そしてチェリーニ。私の最も気に入っている時計。「ギョーシェ彫りが施された金の時計」というイメージは他でも無いgohkitiさんに強く影響を受けています。今ではスージースヴェルトのビスポークベルトも装着され、なくてはならない相棒です。安定して高水準な成果を仕事であげられるようになってきて、2017年に購入。これもブログを振り返ってみると“大人の品格、知性、プライド・・・そして責任”というキーワードで選んだみたいです。今でも、我ながら良い選択だったなと思っています。
一番最後に手に入れたのはTUDORのヴィンテージウォッチ。名古屋のマルティニークで催されたフェアで購入しました。最も小ぶりな黒文字盤、非常に使用頻度が高いです。サイズ感がとても良く、そして軽いしどことなく可愛いので、服装を選ばず着けられます。ずらっと並んだヴィンテージウォッチの中から、マルティニークで担当してくれていたスタッフの方と一緒にじっくり選んだのを思い出します。オールドインターやカルティエでなく、あえてチュードルを選んだのは自分でも意外でしたが、それだけしっくりきたということだと思います。

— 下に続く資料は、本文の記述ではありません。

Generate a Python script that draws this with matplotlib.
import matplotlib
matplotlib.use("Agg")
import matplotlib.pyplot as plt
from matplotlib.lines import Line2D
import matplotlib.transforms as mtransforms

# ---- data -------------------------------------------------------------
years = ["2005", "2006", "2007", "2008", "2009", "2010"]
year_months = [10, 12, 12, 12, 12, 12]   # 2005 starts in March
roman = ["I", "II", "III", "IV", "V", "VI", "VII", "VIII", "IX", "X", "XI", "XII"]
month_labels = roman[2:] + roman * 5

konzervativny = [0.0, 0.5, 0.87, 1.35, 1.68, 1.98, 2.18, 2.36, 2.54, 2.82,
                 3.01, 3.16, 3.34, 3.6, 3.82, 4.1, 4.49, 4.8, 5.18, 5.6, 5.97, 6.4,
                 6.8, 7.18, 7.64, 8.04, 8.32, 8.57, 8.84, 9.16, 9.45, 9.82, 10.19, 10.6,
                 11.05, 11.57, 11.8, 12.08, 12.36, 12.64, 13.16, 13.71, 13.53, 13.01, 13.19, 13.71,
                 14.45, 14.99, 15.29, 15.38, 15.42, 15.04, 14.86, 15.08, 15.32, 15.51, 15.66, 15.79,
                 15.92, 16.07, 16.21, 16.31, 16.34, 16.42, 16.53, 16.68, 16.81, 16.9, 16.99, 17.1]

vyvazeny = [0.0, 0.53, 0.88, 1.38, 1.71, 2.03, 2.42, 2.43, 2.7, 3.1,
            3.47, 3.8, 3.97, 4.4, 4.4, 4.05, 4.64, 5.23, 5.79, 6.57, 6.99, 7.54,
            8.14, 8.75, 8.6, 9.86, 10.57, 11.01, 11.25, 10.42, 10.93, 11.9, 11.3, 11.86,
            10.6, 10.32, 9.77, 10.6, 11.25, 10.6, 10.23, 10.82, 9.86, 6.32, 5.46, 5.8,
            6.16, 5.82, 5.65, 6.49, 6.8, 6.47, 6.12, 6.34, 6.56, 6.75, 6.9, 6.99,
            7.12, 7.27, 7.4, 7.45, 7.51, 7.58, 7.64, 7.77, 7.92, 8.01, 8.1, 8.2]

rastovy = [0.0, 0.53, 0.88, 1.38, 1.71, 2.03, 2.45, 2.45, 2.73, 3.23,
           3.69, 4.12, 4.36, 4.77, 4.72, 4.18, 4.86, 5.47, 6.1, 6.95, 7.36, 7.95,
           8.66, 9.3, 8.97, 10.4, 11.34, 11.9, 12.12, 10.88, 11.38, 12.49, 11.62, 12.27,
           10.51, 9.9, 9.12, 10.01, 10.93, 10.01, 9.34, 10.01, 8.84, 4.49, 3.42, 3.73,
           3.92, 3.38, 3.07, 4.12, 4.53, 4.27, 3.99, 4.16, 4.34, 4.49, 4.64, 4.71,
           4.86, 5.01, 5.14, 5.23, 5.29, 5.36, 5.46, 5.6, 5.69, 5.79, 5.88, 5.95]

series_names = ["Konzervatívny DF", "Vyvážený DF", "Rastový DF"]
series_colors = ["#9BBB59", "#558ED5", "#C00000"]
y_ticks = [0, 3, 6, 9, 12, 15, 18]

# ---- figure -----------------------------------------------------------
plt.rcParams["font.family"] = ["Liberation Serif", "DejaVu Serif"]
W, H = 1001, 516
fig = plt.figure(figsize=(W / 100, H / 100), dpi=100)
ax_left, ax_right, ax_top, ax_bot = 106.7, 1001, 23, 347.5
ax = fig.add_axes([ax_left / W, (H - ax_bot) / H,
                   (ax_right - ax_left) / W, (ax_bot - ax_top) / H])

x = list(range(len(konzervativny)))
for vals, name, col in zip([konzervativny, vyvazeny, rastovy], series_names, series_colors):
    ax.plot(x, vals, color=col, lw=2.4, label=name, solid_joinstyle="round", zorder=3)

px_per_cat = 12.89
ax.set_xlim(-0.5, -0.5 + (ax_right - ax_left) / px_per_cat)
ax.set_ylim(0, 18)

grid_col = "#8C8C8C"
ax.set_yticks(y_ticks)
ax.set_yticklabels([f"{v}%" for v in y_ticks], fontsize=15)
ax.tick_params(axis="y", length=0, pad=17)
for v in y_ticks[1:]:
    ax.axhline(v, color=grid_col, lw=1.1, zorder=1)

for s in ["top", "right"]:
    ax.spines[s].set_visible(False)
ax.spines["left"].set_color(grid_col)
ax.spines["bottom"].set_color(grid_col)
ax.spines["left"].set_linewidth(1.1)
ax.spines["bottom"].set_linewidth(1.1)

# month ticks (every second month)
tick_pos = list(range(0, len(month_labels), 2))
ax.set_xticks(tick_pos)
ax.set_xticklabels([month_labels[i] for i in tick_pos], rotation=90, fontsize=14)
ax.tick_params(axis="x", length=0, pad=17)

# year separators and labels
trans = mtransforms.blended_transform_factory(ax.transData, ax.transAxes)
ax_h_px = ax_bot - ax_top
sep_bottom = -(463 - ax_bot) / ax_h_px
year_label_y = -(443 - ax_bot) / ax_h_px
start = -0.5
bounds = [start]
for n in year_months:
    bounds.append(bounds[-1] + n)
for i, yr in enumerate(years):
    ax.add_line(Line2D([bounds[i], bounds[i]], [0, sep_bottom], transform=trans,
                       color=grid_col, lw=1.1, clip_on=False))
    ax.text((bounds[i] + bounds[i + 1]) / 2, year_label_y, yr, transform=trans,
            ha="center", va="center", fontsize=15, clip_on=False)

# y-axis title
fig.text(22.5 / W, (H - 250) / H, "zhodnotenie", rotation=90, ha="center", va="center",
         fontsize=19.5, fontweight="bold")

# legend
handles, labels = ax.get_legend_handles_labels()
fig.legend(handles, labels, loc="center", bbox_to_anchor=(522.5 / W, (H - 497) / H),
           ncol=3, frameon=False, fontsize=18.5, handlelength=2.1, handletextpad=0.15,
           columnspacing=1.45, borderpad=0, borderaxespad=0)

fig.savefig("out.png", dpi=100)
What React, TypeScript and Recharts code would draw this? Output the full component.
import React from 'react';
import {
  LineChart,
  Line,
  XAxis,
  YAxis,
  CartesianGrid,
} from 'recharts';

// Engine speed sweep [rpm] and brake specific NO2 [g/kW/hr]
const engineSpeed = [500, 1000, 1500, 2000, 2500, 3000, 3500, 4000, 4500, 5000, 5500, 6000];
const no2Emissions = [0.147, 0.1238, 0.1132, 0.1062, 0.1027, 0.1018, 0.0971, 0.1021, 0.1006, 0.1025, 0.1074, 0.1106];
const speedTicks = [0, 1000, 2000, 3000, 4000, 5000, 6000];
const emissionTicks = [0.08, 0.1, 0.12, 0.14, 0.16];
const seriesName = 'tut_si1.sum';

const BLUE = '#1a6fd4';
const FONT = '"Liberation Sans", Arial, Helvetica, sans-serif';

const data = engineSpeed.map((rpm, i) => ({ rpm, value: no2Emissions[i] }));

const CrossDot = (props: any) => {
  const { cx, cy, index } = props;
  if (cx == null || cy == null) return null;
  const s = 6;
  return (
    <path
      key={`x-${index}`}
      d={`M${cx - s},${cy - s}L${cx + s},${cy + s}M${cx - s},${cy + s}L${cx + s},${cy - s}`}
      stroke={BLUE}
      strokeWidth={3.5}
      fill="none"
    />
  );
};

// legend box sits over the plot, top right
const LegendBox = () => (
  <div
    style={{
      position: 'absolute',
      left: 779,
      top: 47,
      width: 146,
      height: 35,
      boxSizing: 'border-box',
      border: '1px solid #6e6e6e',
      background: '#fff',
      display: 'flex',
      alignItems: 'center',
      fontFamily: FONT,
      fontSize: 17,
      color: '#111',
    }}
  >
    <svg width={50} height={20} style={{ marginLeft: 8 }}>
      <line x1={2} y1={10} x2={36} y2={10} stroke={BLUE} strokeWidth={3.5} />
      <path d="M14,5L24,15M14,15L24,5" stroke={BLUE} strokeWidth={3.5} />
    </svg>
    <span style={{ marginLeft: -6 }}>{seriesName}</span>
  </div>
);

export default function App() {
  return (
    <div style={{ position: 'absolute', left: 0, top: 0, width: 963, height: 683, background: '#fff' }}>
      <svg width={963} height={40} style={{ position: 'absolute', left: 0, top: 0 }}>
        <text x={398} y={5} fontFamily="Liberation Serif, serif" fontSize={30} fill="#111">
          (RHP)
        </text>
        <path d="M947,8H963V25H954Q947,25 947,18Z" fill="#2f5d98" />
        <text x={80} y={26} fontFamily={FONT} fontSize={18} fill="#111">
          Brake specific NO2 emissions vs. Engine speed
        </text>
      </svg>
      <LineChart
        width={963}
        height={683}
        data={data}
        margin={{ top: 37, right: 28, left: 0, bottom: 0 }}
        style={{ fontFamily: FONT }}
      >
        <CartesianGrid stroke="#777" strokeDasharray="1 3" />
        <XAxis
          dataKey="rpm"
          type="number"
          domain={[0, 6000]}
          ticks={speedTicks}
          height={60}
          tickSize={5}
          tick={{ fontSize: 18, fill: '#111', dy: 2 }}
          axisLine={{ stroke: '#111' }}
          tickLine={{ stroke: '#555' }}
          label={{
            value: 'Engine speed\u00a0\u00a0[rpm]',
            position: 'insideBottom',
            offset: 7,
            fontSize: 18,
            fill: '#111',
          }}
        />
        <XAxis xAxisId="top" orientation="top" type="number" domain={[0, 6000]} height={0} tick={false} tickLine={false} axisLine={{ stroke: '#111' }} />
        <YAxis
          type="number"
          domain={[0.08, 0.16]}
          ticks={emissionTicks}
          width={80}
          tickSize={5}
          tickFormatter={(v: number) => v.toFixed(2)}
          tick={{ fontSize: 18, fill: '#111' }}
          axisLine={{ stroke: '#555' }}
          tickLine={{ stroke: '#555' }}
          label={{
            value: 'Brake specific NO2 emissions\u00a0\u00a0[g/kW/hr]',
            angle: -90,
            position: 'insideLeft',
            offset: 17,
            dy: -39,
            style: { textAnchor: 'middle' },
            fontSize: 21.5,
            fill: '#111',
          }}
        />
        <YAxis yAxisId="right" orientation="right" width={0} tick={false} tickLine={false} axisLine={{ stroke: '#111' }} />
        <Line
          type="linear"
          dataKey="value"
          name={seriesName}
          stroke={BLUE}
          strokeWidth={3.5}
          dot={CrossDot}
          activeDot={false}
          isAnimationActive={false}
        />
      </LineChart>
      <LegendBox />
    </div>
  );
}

このラインナップを見て感じるのは、私にとって時計は“象徴”なんだなってこと。中の機械やスペックについては正直よく分かりません。それでも「この時計が似合う男になりたい」とか「プレゼントしてくれた相手の気持ちが詰まってる」とかそういう観点での時計選びがあっても良いと私は思っています。

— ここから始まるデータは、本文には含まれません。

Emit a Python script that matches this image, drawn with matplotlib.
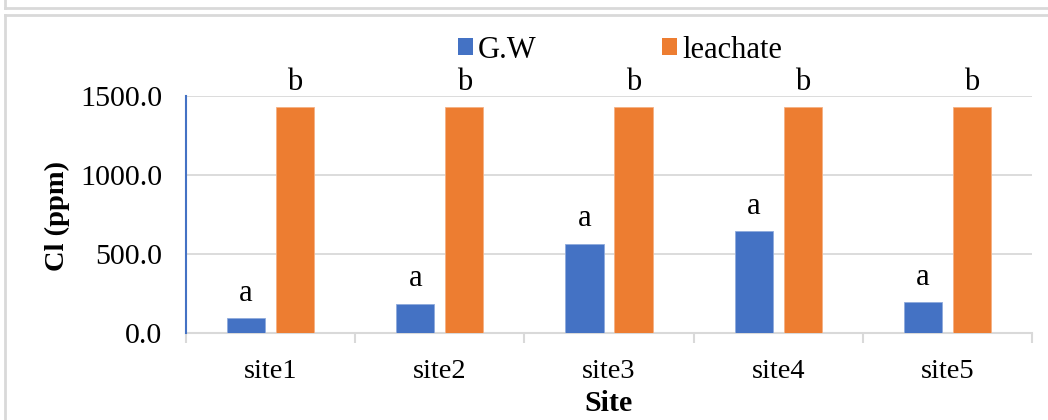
import matplotlib
matplotlib.use("Agg")
import matplotlib.pyplot as plt
from matplotlib.patches import Patch
from matplotlib.lines import Line2D
import numpy as np

categories = ["site1", "site2", "site3", "site4", "site5"]
gw = [95, 185, 565, 645, 195]
leachate = [1430, 1430, 1430, 1430, 1430]
gw_letters = ["a", "a", "a", "a", "a"]
leach_letters = ["b", "b", "b", "b", "b"]
yticks = [0, 500, 1000, 1500]

BLUE = "#4472C4"
ORANGE = "#ED7D31"
GRID = "#D9D9D9"

plt.rcParams['font.family'] = ['Liberation Serif', 'DejaVu Serif']

W, H = 1048, 420
fig = plt.figure(figsize=(W / 100, H / 100), dpi=100)

def fx(px):
    return px / W

def fy(py):
    return 1 - py / H

# outer borders (Excel style)
fig.add_artist(Line2D([fx(5), fx(1048)], [fy(7.5), fy(7.5)], color="#D9D9D9", lw=2))
fig.add_artist(Line2D([fx(5), fx(5)], [fy(0), fy(7.5)], color="#D9D9D9", lw=2))
fig.add_artist(Line2D([fx(5), fx(1048)], [fy(15), fy(15)], color="#D9D9D9", lw=2))
fig.add_artist(Line2D([fx(5), fx(5)], [fy(15), fy(420)], color="#D9D9D9", lw=2))

left, right, top, bottom = 186, 1032, 96, 333
ax = fig.add_axes([fx(left), fy(bottom), fx(right - left), (bottom - top) / H])

x = np.arange(len(categories))
off = 0.145
bw = 0.225
ax.bar(x - off, gw, width=bw, color=BLUE, edgecolor="#8FAADC", linewidth=0.6, zorder=3)
ax.bar(x + off, leachate, width=bw, color=ORANGE, edgecolor="#F4B183", linewidth=0.6, zorder=3)

for xi, v, t in zip(x - off, gw, gw_letters):
    ax.annotate(t, (xi, v), xytext=(0, 12.5), textcoords="offset points",
                ha="center", va="baseline", fontsize=22)
for xi, v, t in zip(x + off, leachate, leach_letters):
    ax.annotate(t, (xi, v), xytext=(0, 12.5), textcoords="offset points",
                ha="center", va="baseline", fontsize=22)

ax.set_xlim(-0.5, len(categories) - 0.5)
ax.set_ylim(0, 1500)
ax.set_yticks(yticks)
ax.set_yticklabels([f"{v:.1f}" for v in yticks], fontsize=21.6)
ax.set_xticks(x)
ax.set_xticklabels(categories, fontsize=20.5)
ax.set_xticks(np.arange(-0.5, len(categories)), minor=True)
ax.tick_params(axis="x", which="major", length=0, pad=18.5)
ax.tick_params(axis="x", which="minor", length=7, color=GRID, width=1.5)
ax.tick_params(axis="y", which="major", length=0, pad=17)

ax.yaxis.grid(True, color=GRID, lw=1.3, zorder=0)
ax.set_axisbelow(True)
for s in ["top", "right"]:
    ax.spines[s].set_visible(False)
ax.spines["left"].set_color(BLUE)
ax.spines["left"].set_linewidth(1.5)
ax.spines["bottom"].set_color(GRID)
ax.spines["bottom"].set_linewidth(1.5)
ax.spines["left"].set_zorder(4)

fig.text(fx(57), fy(216), "Cl (ppm)", rotation=90, ha="center", va="center",
         fontsize=20.5, fontweight="bold")
fig.text(fx(608), fy(403.5), "Site", ha="center", va="center",
         fontsize=21.5, fontweight="bold")

handles = [Patch(facecolor=BLUE, label="G.W"), Patch(facecolor=ORANGE, label="leachate")]
fig.legend(handles=handles, loc="center", bbox_to_anchor=(fx(620), fy(50)), ncol=2,
           frameon=False, fontsize=22, handlelength=0.5, handleheight=0.5,
           handletextpad=0.15, columnspacing=4.1, borderaxespad=0, borderpad=0)

fig.savefig("out.png", dpi=100)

でも、靴と同じで私は自分がちゃんと使える範囲の数しか持ちたくありません。持ちたく無いというか、欲しいのは欲しいんだけど使ってやれないことがストレスに感じるのです。この中でもIWCは今でさえ使う機会が激減していて、ちょっとどうしようかなと思っているところ。“one and only”のページにも載せていますが、次に買うとしたら飛田さんのNH WATCHで時計はアガリになると確信しています。今年こそ30歳記念に購入するぞと勝手に決めていたのですが、絶賛協議中(?)です。それこそ人との繋がりで成り立っている私の服飾人生を“象徴”するような素晴らしいピースですから、なんとか手に入れたいのですが・・・どうなることやら。とにかく皆さんも是非一度HODINKEEの動画を見てみてください、オススメです。